En esta entrega descansamos y aprendemos que “lo que cura al hombre no es esquivar el sufrimiento y huir ante el dolor, sino la capacidad de aceptar la tribulación, madurar en ella y encontrar en ella un sentido mediante la unión con Cristo, que ha sufrido con amor infinito.”[2]

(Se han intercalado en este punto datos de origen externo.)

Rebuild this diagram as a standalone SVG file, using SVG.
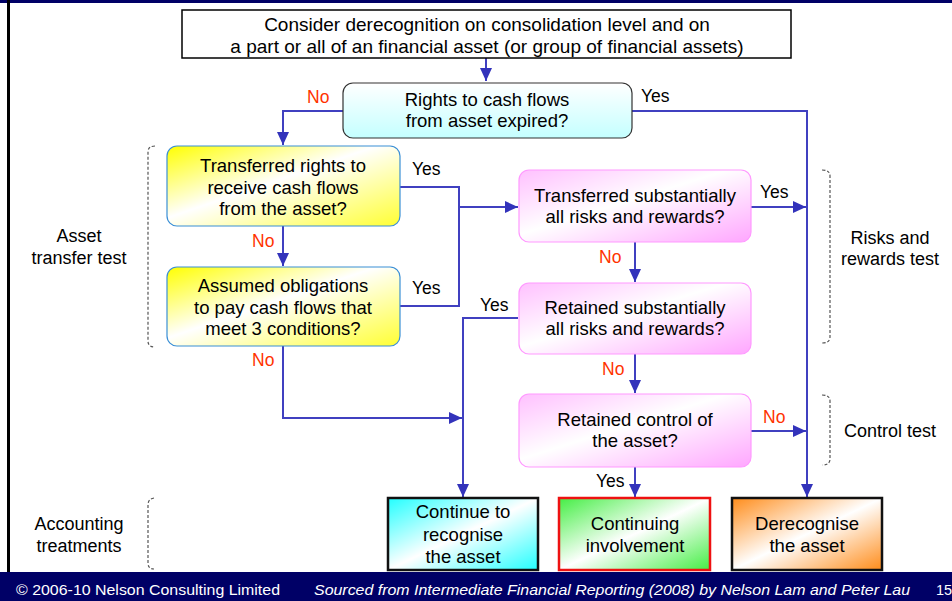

Y cuando nos entregamos Jesús recibimos su amor, su compañía, su misericordia. Y sobre todo la certeza de que en sus manos todo tiene sentido, también nuestros límites, nuestras fragilidades. Cuando nos dejamos aceptar por Jesús en nuestras fragilidades entonces vivimos, entonces somos sanados. No porque nuestros límites hayan desaparecido sino porque los vivimos con Cristo Jesús. “¿Quién podrá separarnos del amor de Cristo?” (Rm 8,35).

Amados para amar

Somos amados para amar, aceptados para aceptar; y por eso Jesús nos pide: “denles de comer ustedes mismos” (Mt 14,16).

Sí, con Jesús nuestras carencias se vuelven abundancia para compartir, consuelo para consolar, sabiduría para aconsejar, ternura para acompañar y alegría para vivir. Que así sea. Amén.






[1] Domingo 3 de agosto de 2014, DOMINGO 18° DURANTE EL AÑO, CICLO A.
[2] BENEDICTO XVI, Carta encíclica Spe Salvi sobre la esperanza cristiana, 37.